[Start]

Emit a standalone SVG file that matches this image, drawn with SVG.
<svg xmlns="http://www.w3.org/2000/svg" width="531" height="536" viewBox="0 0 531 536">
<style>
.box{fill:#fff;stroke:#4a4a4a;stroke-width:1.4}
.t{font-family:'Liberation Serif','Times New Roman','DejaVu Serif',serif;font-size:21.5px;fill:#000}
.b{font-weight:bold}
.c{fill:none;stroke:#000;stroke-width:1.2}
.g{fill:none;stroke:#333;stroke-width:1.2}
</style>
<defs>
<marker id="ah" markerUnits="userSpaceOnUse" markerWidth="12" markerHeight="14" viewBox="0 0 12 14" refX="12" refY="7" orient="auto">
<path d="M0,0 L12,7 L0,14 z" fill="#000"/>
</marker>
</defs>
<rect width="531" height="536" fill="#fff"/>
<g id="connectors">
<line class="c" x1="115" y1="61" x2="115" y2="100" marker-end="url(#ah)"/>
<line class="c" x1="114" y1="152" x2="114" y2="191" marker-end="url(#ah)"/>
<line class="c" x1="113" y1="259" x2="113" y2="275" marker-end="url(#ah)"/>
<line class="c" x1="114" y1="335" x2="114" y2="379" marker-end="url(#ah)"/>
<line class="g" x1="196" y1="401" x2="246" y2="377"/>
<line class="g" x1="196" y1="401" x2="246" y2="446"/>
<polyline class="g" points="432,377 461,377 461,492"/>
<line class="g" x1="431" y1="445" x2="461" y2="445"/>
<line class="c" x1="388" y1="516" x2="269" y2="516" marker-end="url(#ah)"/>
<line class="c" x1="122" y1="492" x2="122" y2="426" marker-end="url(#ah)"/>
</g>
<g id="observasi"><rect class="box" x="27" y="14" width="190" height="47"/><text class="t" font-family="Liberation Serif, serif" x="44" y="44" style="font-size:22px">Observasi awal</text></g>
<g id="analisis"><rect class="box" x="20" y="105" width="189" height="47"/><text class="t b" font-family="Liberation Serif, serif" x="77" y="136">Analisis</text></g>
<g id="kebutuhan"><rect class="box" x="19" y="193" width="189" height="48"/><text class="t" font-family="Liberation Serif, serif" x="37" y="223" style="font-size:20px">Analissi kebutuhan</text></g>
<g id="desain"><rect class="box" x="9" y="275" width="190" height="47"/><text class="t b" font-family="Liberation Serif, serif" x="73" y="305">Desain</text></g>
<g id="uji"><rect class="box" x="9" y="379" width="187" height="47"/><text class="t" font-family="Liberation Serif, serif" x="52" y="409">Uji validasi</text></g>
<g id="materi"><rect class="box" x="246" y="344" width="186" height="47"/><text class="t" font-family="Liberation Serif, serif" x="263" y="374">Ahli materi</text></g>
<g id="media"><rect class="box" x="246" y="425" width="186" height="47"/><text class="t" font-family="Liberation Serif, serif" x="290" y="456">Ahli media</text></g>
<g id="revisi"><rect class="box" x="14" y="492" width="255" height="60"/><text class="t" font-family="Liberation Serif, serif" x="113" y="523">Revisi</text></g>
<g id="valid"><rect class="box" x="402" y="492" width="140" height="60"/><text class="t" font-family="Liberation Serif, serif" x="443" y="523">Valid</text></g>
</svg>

[End]
[Start]

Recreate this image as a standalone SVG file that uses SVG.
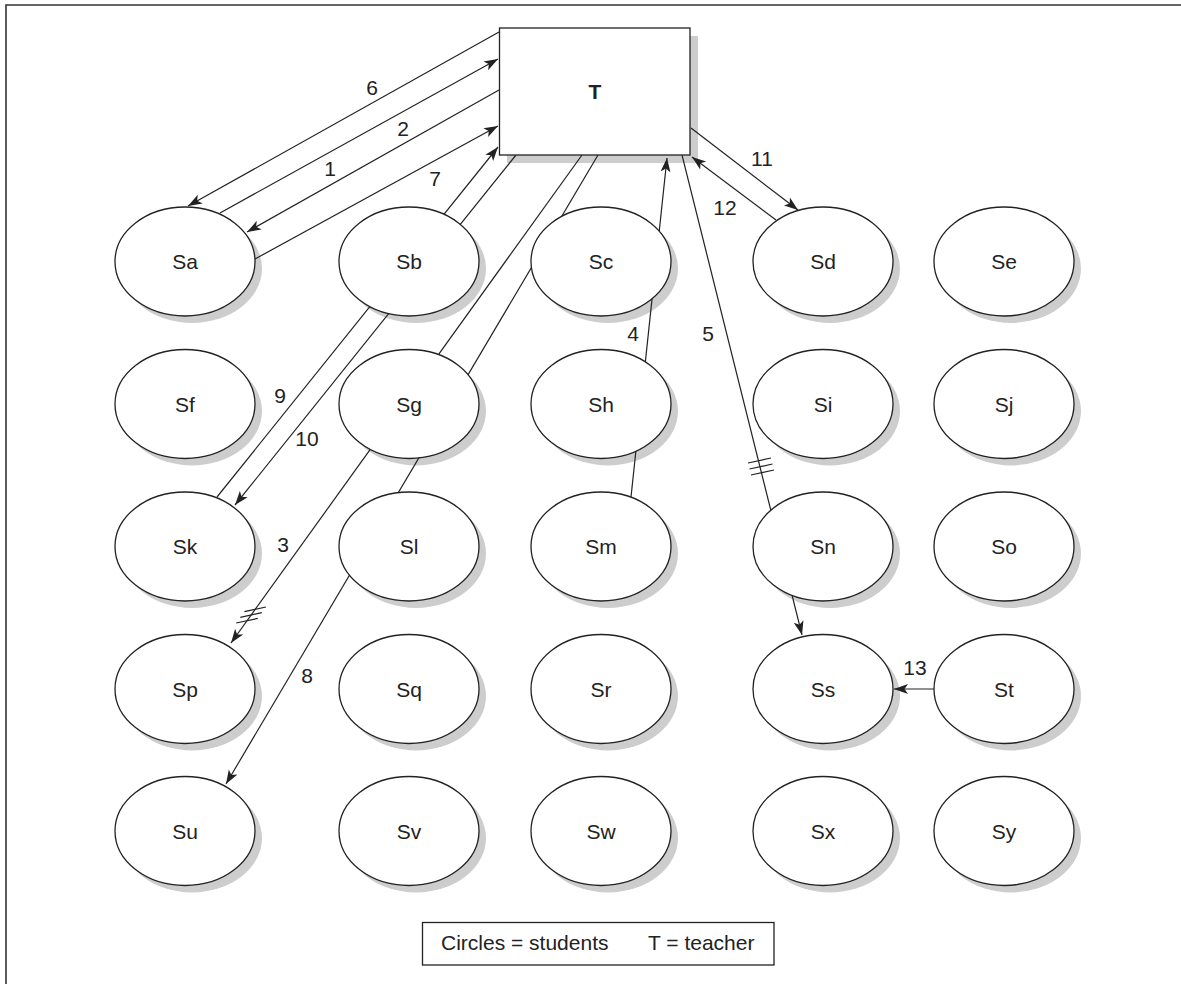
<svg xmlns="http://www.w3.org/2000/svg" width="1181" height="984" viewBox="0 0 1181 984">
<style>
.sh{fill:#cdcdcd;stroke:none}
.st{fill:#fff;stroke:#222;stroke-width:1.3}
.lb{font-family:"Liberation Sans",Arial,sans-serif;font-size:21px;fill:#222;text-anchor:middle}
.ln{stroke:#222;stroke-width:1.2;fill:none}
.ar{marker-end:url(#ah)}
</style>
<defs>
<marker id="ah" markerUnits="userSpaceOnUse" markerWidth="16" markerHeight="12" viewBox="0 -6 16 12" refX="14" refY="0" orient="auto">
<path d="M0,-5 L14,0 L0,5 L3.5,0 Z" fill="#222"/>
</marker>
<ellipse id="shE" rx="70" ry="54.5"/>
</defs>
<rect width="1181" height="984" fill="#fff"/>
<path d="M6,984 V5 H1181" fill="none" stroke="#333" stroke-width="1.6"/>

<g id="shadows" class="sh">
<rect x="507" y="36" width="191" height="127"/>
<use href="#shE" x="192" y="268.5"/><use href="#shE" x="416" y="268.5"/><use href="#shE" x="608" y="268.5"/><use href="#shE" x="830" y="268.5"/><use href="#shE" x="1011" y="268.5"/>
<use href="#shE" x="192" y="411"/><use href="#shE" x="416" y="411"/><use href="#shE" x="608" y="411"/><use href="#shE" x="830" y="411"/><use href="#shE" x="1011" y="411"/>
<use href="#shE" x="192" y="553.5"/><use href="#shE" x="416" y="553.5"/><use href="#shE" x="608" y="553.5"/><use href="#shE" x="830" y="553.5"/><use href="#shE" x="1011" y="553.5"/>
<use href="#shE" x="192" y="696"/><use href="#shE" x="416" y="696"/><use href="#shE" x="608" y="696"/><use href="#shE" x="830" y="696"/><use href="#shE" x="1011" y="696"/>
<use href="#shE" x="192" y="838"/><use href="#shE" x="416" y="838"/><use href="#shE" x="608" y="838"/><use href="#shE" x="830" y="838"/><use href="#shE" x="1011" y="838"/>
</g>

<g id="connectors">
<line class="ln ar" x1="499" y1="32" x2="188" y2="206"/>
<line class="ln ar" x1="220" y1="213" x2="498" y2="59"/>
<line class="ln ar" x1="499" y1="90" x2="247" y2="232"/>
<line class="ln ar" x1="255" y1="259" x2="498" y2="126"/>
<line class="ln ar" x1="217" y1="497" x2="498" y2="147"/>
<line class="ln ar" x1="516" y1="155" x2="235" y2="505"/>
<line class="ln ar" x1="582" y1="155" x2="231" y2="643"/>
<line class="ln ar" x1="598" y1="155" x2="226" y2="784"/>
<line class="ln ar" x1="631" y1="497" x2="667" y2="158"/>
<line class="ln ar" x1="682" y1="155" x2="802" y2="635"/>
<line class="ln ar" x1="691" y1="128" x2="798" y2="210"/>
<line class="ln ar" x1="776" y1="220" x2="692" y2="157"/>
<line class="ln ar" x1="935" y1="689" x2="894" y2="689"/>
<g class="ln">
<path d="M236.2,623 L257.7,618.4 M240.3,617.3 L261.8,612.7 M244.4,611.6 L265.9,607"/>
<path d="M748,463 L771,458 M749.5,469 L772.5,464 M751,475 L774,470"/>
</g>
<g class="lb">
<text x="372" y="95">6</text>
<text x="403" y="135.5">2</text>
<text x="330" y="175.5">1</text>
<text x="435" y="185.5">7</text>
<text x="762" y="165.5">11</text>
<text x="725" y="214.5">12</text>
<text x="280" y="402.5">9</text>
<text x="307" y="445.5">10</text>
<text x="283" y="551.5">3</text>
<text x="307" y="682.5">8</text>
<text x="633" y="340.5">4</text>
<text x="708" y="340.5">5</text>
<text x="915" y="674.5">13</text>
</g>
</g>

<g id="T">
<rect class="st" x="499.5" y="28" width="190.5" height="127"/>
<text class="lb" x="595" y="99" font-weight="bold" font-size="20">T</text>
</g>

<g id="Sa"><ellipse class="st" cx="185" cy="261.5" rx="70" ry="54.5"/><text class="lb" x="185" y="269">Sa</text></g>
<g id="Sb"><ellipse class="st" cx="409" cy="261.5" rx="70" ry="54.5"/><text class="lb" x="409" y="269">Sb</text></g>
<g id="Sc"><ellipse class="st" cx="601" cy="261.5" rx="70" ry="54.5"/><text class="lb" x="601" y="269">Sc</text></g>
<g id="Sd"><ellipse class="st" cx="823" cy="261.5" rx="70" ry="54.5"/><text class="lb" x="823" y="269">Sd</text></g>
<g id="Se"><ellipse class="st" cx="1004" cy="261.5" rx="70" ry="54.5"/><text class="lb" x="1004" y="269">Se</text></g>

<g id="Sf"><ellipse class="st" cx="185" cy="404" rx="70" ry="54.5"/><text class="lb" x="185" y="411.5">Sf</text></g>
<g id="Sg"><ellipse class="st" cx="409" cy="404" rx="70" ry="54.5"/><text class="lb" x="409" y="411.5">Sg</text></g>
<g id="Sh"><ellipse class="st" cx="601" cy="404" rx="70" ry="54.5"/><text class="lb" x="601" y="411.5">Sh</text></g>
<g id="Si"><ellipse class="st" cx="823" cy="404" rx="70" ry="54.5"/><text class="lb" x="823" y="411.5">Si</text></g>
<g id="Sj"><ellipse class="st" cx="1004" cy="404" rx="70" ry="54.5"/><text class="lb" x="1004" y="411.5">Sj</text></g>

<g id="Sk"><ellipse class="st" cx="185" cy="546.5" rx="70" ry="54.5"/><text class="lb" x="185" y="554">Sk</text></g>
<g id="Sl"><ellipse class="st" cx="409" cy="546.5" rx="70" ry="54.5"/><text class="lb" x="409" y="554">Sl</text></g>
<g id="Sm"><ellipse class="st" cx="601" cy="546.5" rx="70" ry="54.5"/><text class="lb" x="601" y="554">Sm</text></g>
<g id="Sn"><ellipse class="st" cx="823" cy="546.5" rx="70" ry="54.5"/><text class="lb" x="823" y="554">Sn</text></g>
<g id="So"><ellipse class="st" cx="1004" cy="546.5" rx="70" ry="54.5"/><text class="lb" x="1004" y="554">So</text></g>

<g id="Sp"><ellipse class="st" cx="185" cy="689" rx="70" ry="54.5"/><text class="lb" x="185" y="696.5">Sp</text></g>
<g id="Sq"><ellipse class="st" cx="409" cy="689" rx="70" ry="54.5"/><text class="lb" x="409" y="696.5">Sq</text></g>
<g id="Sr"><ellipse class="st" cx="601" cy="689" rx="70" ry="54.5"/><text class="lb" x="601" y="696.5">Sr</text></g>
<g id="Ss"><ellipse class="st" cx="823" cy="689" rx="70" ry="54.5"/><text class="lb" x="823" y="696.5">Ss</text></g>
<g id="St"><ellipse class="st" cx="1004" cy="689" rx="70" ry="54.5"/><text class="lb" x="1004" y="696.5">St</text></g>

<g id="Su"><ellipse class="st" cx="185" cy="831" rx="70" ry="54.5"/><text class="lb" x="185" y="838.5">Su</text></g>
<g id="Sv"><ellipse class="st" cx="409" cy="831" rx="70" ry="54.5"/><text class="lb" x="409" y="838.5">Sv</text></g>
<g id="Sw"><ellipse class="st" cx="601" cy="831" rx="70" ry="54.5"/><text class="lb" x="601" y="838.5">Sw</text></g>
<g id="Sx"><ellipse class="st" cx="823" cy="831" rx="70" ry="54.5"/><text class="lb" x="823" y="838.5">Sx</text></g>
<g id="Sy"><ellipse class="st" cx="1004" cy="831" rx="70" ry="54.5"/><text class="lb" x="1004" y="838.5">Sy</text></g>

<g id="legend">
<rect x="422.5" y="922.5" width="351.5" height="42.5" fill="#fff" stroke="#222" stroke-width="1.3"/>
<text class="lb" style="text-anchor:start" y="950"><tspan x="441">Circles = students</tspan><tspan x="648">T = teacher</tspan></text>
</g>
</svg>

[End]
[Start]

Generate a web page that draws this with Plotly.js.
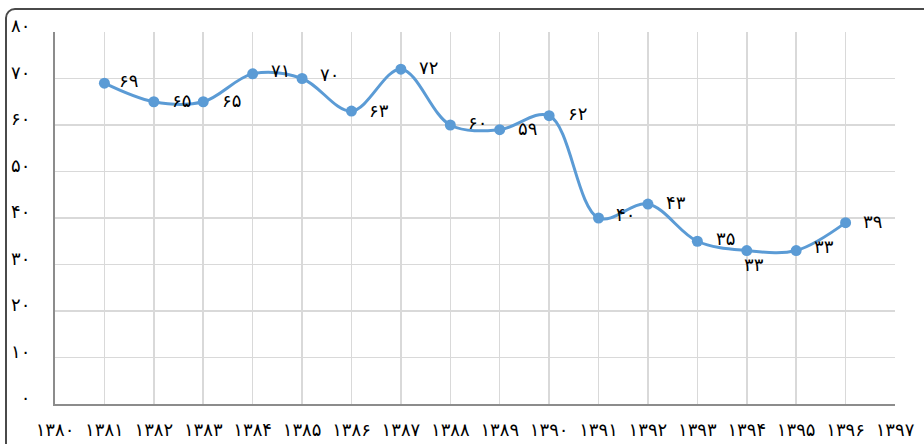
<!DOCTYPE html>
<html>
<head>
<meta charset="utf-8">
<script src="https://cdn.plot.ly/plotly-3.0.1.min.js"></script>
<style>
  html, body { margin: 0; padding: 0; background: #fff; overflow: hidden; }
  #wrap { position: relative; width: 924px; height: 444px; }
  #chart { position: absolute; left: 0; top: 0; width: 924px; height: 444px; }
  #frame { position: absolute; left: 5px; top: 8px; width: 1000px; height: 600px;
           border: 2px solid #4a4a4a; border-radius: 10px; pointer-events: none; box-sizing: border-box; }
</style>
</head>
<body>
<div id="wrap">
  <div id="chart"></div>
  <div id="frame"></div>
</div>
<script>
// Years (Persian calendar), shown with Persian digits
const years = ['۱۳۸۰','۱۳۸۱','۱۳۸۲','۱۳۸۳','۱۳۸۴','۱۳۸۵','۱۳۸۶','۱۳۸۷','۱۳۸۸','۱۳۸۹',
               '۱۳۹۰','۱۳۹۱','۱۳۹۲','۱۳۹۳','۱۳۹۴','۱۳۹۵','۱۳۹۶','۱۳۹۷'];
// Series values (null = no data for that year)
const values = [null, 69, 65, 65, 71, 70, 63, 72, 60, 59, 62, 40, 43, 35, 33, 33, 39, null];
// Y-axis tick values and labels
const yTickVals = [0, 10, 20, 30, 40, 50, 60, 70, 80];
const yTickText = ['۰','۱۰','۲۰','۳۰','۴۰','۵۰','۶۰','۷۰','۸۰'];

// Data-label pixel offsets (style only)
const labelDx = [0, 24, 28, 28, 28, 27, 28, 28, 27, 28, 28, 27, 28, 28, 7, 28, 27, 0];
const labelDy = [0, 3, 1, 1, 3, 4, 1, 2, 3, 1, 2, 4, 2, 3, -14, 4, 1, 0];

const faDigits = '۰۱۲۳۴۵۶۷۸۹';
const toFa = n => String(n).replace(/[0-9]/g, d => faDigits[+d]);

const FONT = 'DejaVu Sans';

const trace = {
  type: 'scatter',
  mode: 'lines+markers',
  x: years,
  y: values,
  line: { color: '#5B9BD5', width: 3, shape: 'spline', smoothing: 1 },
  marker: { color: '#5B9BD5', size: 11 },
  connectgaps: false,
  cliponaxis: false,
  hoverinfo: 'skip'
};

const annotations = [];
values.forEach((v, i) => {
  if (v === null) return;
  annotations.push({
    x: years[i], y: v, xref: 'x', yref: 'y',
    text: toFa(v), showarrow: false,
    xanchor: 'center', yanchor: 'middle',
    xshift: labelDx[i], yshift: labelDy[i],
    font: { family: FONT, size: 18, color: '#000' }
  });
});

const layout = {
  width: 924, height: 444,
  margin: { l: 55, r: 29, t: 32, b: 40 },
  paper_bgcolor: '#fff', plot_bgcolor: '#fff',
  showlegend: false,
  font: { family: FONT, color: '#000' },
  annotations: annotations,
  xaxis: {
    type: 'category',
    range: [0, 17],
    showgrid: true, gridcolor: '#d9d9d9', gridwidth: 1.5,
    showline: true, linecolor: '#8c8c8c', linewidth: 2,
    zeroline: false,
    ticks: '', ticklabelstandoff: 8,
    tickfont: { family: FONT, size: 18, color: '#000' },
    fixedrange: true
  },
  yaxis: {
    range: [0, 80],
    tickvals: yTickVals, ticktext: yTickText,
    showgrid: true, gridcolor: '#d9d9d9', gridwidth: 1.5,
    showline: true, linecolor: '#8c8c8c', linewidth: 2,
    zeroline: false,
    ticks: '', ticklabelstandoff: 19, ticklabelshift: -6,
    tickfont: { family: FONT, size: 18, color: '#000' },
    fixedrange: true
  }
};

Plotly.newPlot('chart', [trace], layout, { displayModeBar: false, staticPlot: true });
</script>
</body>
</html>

[End]

* [REQUIRED TASK] Above are the records. Print exactly the lines from the one containing "Generate a web" to the one containing "const yTickText = ['۰','۱۰','۲۰','۳۰','۴۰','۵۰','۶۰','۷۰','۸۰'];", both included, and nothing else; pictures are excluded.

* [RIGHT ANSWER]
Generate a web page that draws this with Plotly.js.
<!DOCTYPE html>
<html>
<head>
<meta charset="utf-8">
<script src="https://cdn.plot.ly/plotly-3.0.1.min.js"></script>
<style>
  html, body { margin: 0; padding: 0; background: #fff; overflow: hidden; }
  #wrap { position: relative; width: 924px; height: 444px; }
  #chart { position: absolute; left: 0; top: 0; width: 924px; height: 444px; }
  #frame { position: absolute; left: 5px; top: 8px; width: 1000px; height: 600px;
           border: 2px solid #4a4a4a; border-radius: 10px; pointer-events: none; box-sizing: border-box; }
</style>
</head>
<body>
<div id="wrap">
  <div id="chart"></div>
  <div id="frame"></div>
</div>
<script>
// Years (Persian calendar), shown with Persian digits
const years = ['۱۳۸۰','۱۳۸۱','۱۳۸۲','۱۳۸۳','۱۳۸۴','۱۳۸۵','۱۳۸۶','۱۳۸۷','۱۳۸۸','۱۳۸۹',
               '۱۳۹۰','۱۳۹۱','۱۳۹۲','۱۳۹۳','۱۳۹۴','۱۳۹۵','۱۳۹۶','۱۳۹۷'];
// Series values (null = no data for that year)
const values = [null, 69, 65, 65, 71, 70, 63, 72, 60, 59, 62, 40, 43, 35, 33, 33, 39, null];
// Y-axis tick values and labels
const yTickVals = [0, 10, 20, 30, 40, 50, 60, 70, 80];
const yTickText = ['۰','۱۰','۲۰','۳۰','۴۰','۵۰','۶۰','۷۰','۸۰'];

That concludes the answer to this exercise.